Blood and Guts Tour Part 3
During our adventure to France, I decide to take Richard and Travis to Normandy, so that we could see Omaha Beach and the American Cemetery. I consulted brochures at the hotel, and found a small bus tour operating out of Caen that stopped at the locations we were interested in. We took a cab to Gard du Nord and boarded a train. The trip to Caen was through the beautiful countryside north of Paris. At the station, I attempted to buy tickets to the bus tour, only to find that I neglected to read the small print, that the tours were on Tuesday and Thursday. It was Wednesday. Travis, ever the pessimist, immediately declared we had wasted the day, that we had taken a train trip for nothing, and now we had to go back without seeing anything. He considered this a disaster.
I spotted a Hertz sign across the street.
“You know, this is why I have a job and an American Express card” I declared, and rented a car. It was not in that day’s budget, but as it turned out, we had a much better time. Pulling out a map of the area, Richard navigated the roads and we followed the signs through the pretty Normandy countryside, curving roads with houses butting up against the edges, with flowers and green cascading down the houses. British, Canadian, and U.S. flags flew from many of the homes and businesses.

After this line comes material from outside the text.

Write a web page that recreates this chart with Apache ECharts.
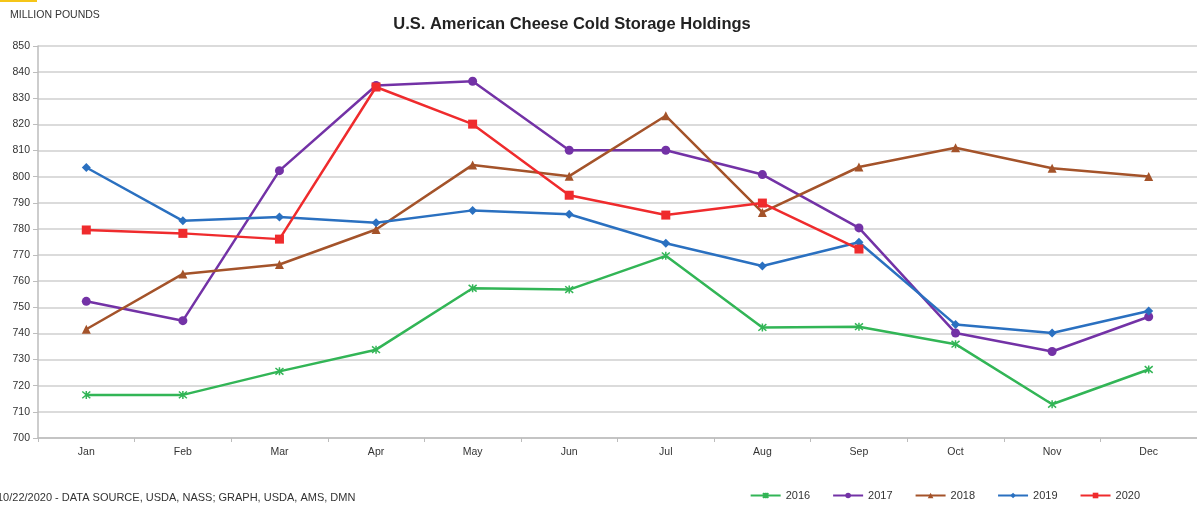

The lovely seaside town of Port-en-Bessin-Huppain was thus found by accident.* We were hungry. Most towns in France have signs pointing to “Centre Ville” which indicates the main market and commercial area. We drove until the street ended at the ocean, near a large carousel. We stopped at the first restaurant we passed, which was Le Bistrot d’à Côté. We had a lovely lunch of fish soup, fresh bread, and a crockery pitcher full of the famous Normandy apple cider, which left a slight but refreshing buzz. (We also bought a bottle of Calvados from a local farmer; Travis later drank the entire bottle with his friends, MIXED WITH ORANGE JUICE, but that’s another story. I thought I raised him better than that. Orange juice!)
After lunch we made our way to the American Cemetery. This trip was in 2004, before they built the new museum/visitor’s center. At the time, you parked and made your way past the beautiful park to the cemetery itself.
Some things can’t be describe, you have to experience them first hand. I stood and looked at the rows and rows of crosses and stars. Over 9300 graves, and the names of another 1500 missing on the walls.Each one of those white markers represented someone: a son, a brother, a husband, a father. Most of them were young. They climbed out of the landing boats and waded into bullets. Bravery is when you are afraid to do something, and you do it anyway. My grandfathers were too old to fight in WWII, and my father too young. This war didn’t touch me, directly, but standing there on a cold, rainy July day, a day not too unlike the D-Day in June 1944, I felt a connection with my countrymen, that they faced death in a foreign land because they had to stop a mad man.
“We have gone forth from our shores repeatedly over the last hundred years and we’ve done this as recently as the last year in Afghanistan and put wonderful young men and women at risk, many of whom have lost their lives, and we have asked for nothing except enough ground to bury them in, and otherwise we have returned home to seek our own…lives in peace, to live our own lives in peace.” – Colin Powell, Switzerland, January 2003.
- Normandy Region: Bayeux (worldtravelingirl.wordpress.com)
- Normandie! (leculentrelesdeuxchaises.wordpress.com)
- Butter or more butter? (ask.metafilter.com)
- French Fridays: Photography Atelier (III), Normandie (fromkristina.com)
- Normandy & Omaha Beach, France (jsfashionista.com)
Beautifully said. I was there in the 1980s and surprised how little had changed since the landing- still pockmarked shell holes on some of the houses. But Caen? Look at photos of that city after the Allies drove the Germans out. Forty years later unrecognizable- all new buildings.
Chip — Caen was totally leveled during the campaigns in the summer of 1944. At one point, in an effort to break through the German defenses, the Allies carpet-bombed the town. It didn’t work. The debris just gave the Germans more places to use as cover. The debris also prevented the British armor from moving through. As Paul Harvey would say, “Now you know…”
ACTUALLY, I drank the Calvados straight out of the bottle.
I felt pretty damn cultured that day.
In the dictionary under “cultured” it has your picture.